2. Требуем немедленного снятия с комиссаров кожаных курток и фуражек и употреблять их для обуви. [...]

4. Требуем, чтобы все комиссары и служащие советских учреждений пользовались такими же пайками, какими довольствуются рабочие, чтобы не было чиновничества и не пользовались никакими привилегиями. [...]

11. Требуем отмены взыскания за проведенное время по приисканию продуктов рабочими».[2093]

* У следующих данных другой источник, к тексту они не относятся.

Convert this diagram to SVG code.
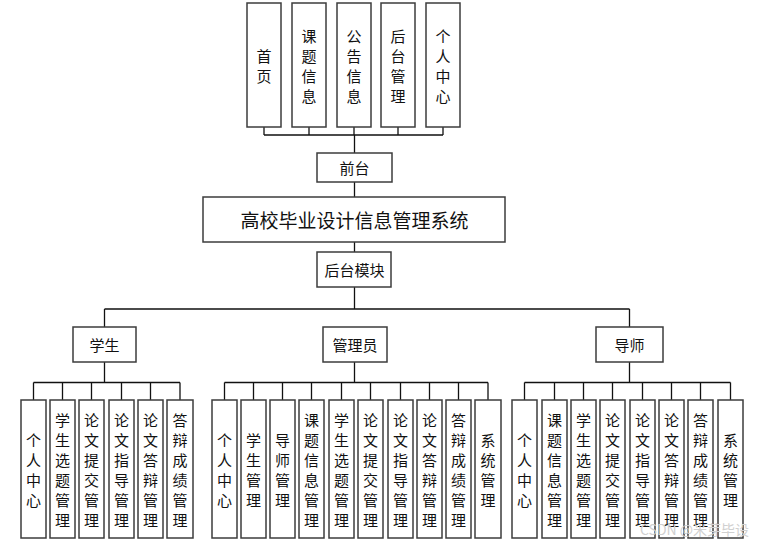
<svg xmlns="http://www.w3.org/2000/svg" width="759" height="543" viewBox="0 0 759 543">
<style>
.box{fill:#fff;stroke:#3c3c3c;stroke-width:1.5}
.ln{fill:none;stroke:#111;stroke-width:1.3}
text{font-family:"Noto Sans CJK SC","Liberation Sans",sans-serif;fill:#111;text-anchor:middle;dominant-baseline:central}
.v{font-size:15px}
.h{font-size:15px}
.t{font-size:19px}
.wm{font-size:14px;fill:#d0d0d0;text-anchor:start}
</style>
<rect width="759" height="543" fill="#fff"/>
<g id="connectors">
<path class="ln" d="M264,127V135M309,127V135M354,127V135M398,127V135M443,127V135M264,135H443M354.5,135V153"/>
<path class="ln" d="M354.5,182V197M354.5,242V252M354.5,287V309M104.5,309H629.5M104.5,309V327M629.5,309V327"/>
<path class="ln" d="M104.5,362V382.5M33.5,382.5H180M33.5,382.5V400M62.5,382.5V400M91.5,382.5V400M121.5,382.5V400M150.5,382.5V400M180,382.5V400"/>
<path class="ln" d="M354.5,362V382.5M224.5,382.5H488M224.5,382.5V400M253.5,382.5V400M282.5,382.5V400M311.5,382.5V400M341.5,382.5V400M370.5,382.5V400M400.5,382.5V400M429.5,382.5V400M458.5,382.5V400M488,382.5V400"/>
<path class="ln" d="M629.5,362V382.5M524.5,382.5H730.5M524.5,382.5V400M554.5,382.5V400M583.5,382.5V400M612.5,382.5V400M642.5,382.5V400M671.5,382.5V400M700.5,382.5V400M730.5,382.5V400"/>
</g>
<g id="top-home"><rect class="box" x="247" y="3" width="34" height="124"/><text class="v" x="264" y="55"><tspan x="264" dy="0">首</tspan><tspan x="264" dy="20">页</tspan></text></g>
<g id="top-topic"><rect class="box" x="292" y="3" width="34" height="124"/><text class="v" x="309" y="35"><tspan x="309" dy="0">课</tspan><tspan x="309" dy="20">题</tspan><tspan x="309" dy="20">信</tspan><tspan x="309" dy="20">息</tspan></text></g>
<g id="top-notice"><rect class="box" x="337" y="3" width="34" height="124"/><text class="v" x="354" y="35"><tspan x="354" dy="0">公</tspan><tspan x="354" dy="20">告</tspan><tspan x="354" dy="20">信</tspan><tspan x="354" dy="20">息</tspan></text></g>
<g id="top-admin"><rect class="box" x="381" y="3" width="34" height="124"/><text class="v" x="398" y="35"><tspan x="398" dy="0">后</tspan><tspan x="398" dy="20">台</tspan><tspan x="398" dy="20">管</tspan><tspan x="398" dy="20">理</tspan></text></g>
<g id="top-personal"><rect class="box" x="426" y="3" width="34" height="124"/><text class="v" x="443" y="35"><tspan x="443" dy="0">个</tspan><tspan x="443" dy="20">人</tspan><tspan x="443" dy="20">中</tspan><tspan x="443" dy="20">心</tspan></text></g>
<g id="frontend"><rect class="box" x="317" y="153" width="75" height="29"/><text class="h" x="354.5" y="167.5">前台</text></g>
<g id="system"><rect class="box" x="203" y="197" width="302" height="45"/><text class="t" x="354.5" y="219.5">高校毕业设计信息管理系统</text></g>
<g id="backend"><rect class="box" x="317" y="252" width="74" height="35"/><text class="h" x="354.5" y="269.5">后台模块</text></g>
<g id="student"><rect class="box" x="73" y="327" width="63" height="35"/><text class="h" x="104.5" y="344.5">学生</text></g>
<g id="manager"><rect class="box" x="323" y="327" width="64" height="35"/><text class="h" x="355" y="344.5">管理员</text></g>
<g id="tutor"><rect class="box" x="596" y="327" width="67" height="35"/><text class="h" x="629.5" y="344.5">导师</text></g>

<g id="s1"><rect class="box" x="21" y="400" width="25" height="138"/><text class="v" y="439"><tspan x="33.5" dy="0">个</tspan><tspan x="33.5" dy="20">人</tspan><tspan x="33.5" dy="20">中</tspan><tspan x="33.5" dy="20">心</tspan></text></g>
<g id="s2"><rect class="box" x="50" y="400" width="25" height="138"/><text class="v" y="419"><tspan x="62.5" dy="0">学</tspan><tspan x="62.5" dy="20">生</tspan><tspan x="62.5" dy="20">选</tspan><tspan x="62.5" dy="20">题</tspan><tspan x="62.5" dy="20">管</tspan><tspan x="62.5" dy="20">理</tspan></text></g>
<g id="s3"><rect class="box" x="79" y="400" width="25" height="138"/><text class="v" y="419"><tspan x="91.5" dy="0">论</tspan><tspan x="91.5" dy="20">文</tspan><tspan x="91.5" dy="20">提</tspan><tspan x="91.5" dy="20">交</tspan><tspan x="91.5" dy="20">管</tspan><tspan x="91.5" dy="20">理</tspan></text></g>
<g id="s4"><rect class="box" x="109" y="400" width="25" height="138"/><text class="v" y="419"><tspan x="121.5" dy="0">论</tspan><tspan x="121.5" dy="20">文</tspan><tspan x="121.5" dy="20">指</tspan><tspan x="121.5" dy="20">导</tspan><tspan x="121.5" dy="20">管</tspan><tspan x="121.5" dy="20">理</tspan></text></g>
<g id="s5"><rect class="box" x="138" y="400" width="25" height="138"/><text class="v" y="419"><tspan x="150.5" dy="0">论</tspan><tspan x="150.5" dy="20">文</tspan><tspan x="150.5" dy="20">答</tspan><tspan x="150.5" dy="20">辩</tspan><tspan x="150.5" dy="20">管</tspan><tspan x="150.5" dy="20">理</tspan></text></g>
<g id="s6"><rect class="box" x="167" y="400" width="26" height="138"/><text class="v" y="419"><tspan x="180" dy="0">答</tspan><tspan x="180" dy="20">辩</tspan><tspan x="180" dy="20">成</tspan><tspan x="180" dy="20">绩</tspan><tspan x="180" dy="20">管</tspan><tspan x="180" dy="20">理</tspan></text></g>

<g id="m1"><rect class="box" x="212" y="400" width="25" height="138"/><text class="v" y="439"><tspan x="224.5" dy="0">个</tspan><tspan x="224.5" dy="20">人</tspan><tspan x="224.5" dy="20">中</tspan><tspan x="224.5" dy="20">心</tspan></text></g>
<g id="m2"><rect class="box" x="241" y="400" width="25" height="138"/><text class="v" y="439"><tspan x="253.5" dy="0">学</tspan><tspan x="253.5" dy="20">生</tspan><tspan x="253.5" dy="20">管</tspan><tspan x="253.5" dy="20">理</tspan></text></g>
<g id="m3"><rect class="box" x="270" y="400" width="25" height="138"/><text class="v" y="439"><tspan x="282.5" dy="0">导</tspan><tspan x="282.5" dy="20">师</tspan><tspan x="282.5" dy="20">管</tspan><tspan x="282.5" dy="20">理</tspan></text></g>
<g id="m4"><rect class="box" x="299" y="400" width="25" height="138"/><text class="v" y="419"><tspan x="311.5" dy="0">课</tspan><tspan x="311.5" dy="20">题</tspan><tspan x="311.5" dy="20">信</tspan><tspan x="311.5" dy="20">息</tspan><tspan x="311.5" dy="20">管</tspan><tspan x="311.5" dy="20">理</tspan></text></g>
<g id="m5"><rect class="box" x="329" y="400" width="25" height="138"/><text class="v" y="419"><tspan x="341.5" dy="0">学</tspan><tspan x="341.5" dy="20">生</tspan><tspan x="341.5" dy="20">选</tspan><tspan x="341.5" dy="20">题</tspan><tspan x="341.5" dy="20">管</tspan><tspan x="341.5" dy="20">理</tspan></text></g>
<g id="m6"><rect class="box" x="358" y="400" width="25" height="138"/><text class="v" y="419"><tspan x="370.5" dy="0">论</tspan><tspan x="370.5" dy="20">文</tspan><tspan x="370.5" dy="20">提</tspan><tspan x="370.5" dy="20">交</tspan><tspan x="370.5" dy="20">管</tspan><tspan x="370.5" dy="20">理</tspan></text></g>
<g id="m7"><rect class="box" x="388" y="400" width="25" height="138"/><text class="v" y="419"><tspan x="400.5" dy="0">论</tspan><tspan x="400.5" dy="20">文</tspan><tspan x="400.5" dy="20">指</tspan><tspan x="400.5" dy="20">导</tspan><tspan x="400.5" dy="20">管</tspan><tspan x="400.5" dy="20">理</tspan></text></g>
<g id="m8"><rect class="box" x="417" y="400" width="25" height="138"/><text class="v" y="419"><tspan x="429.5" dy="0">论</tspan><tspan x="429.5" dy="20">文</tspan><tspan x="429.5" dy="20">答</tspan><tspan x="429.5" dy="20">辩</tspan><tspan x="429.5" dy="20">管</tspan><tspan x="429.5" dy="20">理</tspan></text></g>
<g id="m9"><rect class="box" x="446" y="400" width="25" height="138"/><text class="v" y="419"><tspan x="458.5" dy="0">答</tspan><tspan x="458.5" dy="20">辩</tspan><tspan x="458.5" dy="20">成</tspan><tspan x="458.5" dy="20">绩</tspan><tspan x="458.5" dy="20">管</tspan><tspan x="458.5" dy="20">理</tspan></text></g>
<g id="m10"><rect class="box" x="475" y="400" width="26" height="138"/><text class="v" y="439"><tspan x="488" dy="0">系</tspan><tspan x="488" dy="20">统</tspan><tspan x="488" dy="20">管</tspan><tspan x="488" dy="20">理</tspan></text></g>

<g id="t1"><rect class="box" x="512" y="400" width="25" height="138"/><text class="v" y="439"><tspan x="524.5" dy="0">个</tspan><tspan x="524.5" dy="20">人</tspan><tspan x="524.5" dy="20">中</tspan><tspan x="524.5" dy="20">心</tspan></text></g>
<g id="t2"><rect class="box" x="542" y="400" width="25" height="138"/><text class="v" y="419"><tspan x="554.5" dy="0">课</tspan><tspan x="554.5" dy="20">题</tspan><tspan x="554.5" dy="20">信</tspan><tspan x="554.5" dy="20">息</tspan><tspan x="554.5" dy="20">管</tspan><tspan x="554.5" dy="20">理</tspan></text></g>
<g id="t3"><rect class="box" x="571" y="400" width="25" height="138"/><text class="v" y="419"><tspan x="583.5" dy="0">学</tspan><tspan x="583.5" dy="20">生</tspan><tspan x="583.5" dy="20">选</tspan><tspan x="583.5" dy="20">题</tspan><tspan x="583.5" dy="20">管</tspan><tspan x="583.5" dy="20">理</tspan></text></g>
<g id="t4"><rect class="box" x="600" y="400" width="25" height="138"/><text class="v" y="419"><tspan x="612.5" dy="0">论</tspan><tspan x="612.5" dy="20">文</tspan><tspan x="612.5" dy="20">提</tspan><tspan x="612.5" dy="20">交</tspan><tspan x="612.5" dy="20">管</tspan><tspan x="612.5" dy="20">理</tspan></text></g>
<g id="t5"><rect class="box" x="630" y="400" width="25" height="138"/><text class="v" y="419"><tspan x="642.5" dy="0">论</tspan><tspan x="642.5" dy="20">文</tspan><tspan x="642.5" dy="20">指</tspan><tspan x="642.5" dy="20">导</tspan><tspan x="642.5" dy="20">管</tspan><tspan x="642.5" dy="20">理</tspan></text></g>
<g id="t6"><rect class="box" x="659" y="400" width="25" height="138"/><text class="v" y="419"><tspan x="671.5" dy="0">论</tspan><tspan x="671.5" dy="20">文</tspan><tspan x="671.5" dy="20">答</tspan><tspan x="671.5" dy="20">辩</tspan><tspan x="671.5" dy="20">管</tspan><tspan x="671.5" dy="20">理</tspan></text></g>
<g id="t7"><rect class="box" x="688" y="400" width="25" height="138"/><text class="v" y="419"><tspan x="700.5" dy="0">答</tspan><tspan x="700.5" dy="20">辩</tspan><tspan x="700.5" dy="20">成</tspan><tspan x="700.5" dy="20">绩</tspan><tspan x="700.5" dy="20">管</tspan><tspan x="700.5" dy="20">理</tspan></text></g>
<g id="t8"><rect class="box" x="718" y="400" width="25" height="138"/><text class="v" y="439"><tspan x="730.5" dy="0">系</tspan><tspan x="730.5" dy="20">统</tspan><tspan x="730.5" dy="20">管</tspan><tspan x="730.5" dy="20">理</tspan></text></g>

<text class="wm" x="640" y="529">CSDN @米芽毕设</text>
</svg>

После ликвидации антибольшевистского режима на Урале поводов для недовольства у рабочих прибавилось, но организация забастовок стала значительно опаснее. Проведение стачек квалифицировалось как трудовое дезертирство и «контрреволюция», что ставило рабочих в весьма затруднительное положение. В декабре 1920 г. общее собрание работников пимокатной мастерской в Барнауле, входившем тогда в состав гигантской Челябинской губернии, приняло резолюцию, в которой крайне осторожно ставился вопрос о возможных мерах давления на начальство («...после всех вышеизложенных пунктов возможно, что нам придется объявить забастовку»). Характерно, что, предвидя опасность применения силы к бастующим, авторы резолюции посчитали необходимым обратиться в ней к красноармейцам: «...когда будет предъявлено требование, то факт, что стоящие у власти закричат, что мы делаем контрреволюционное выступление и могут вызвать вооруженную силу, и может получиться недоразумение».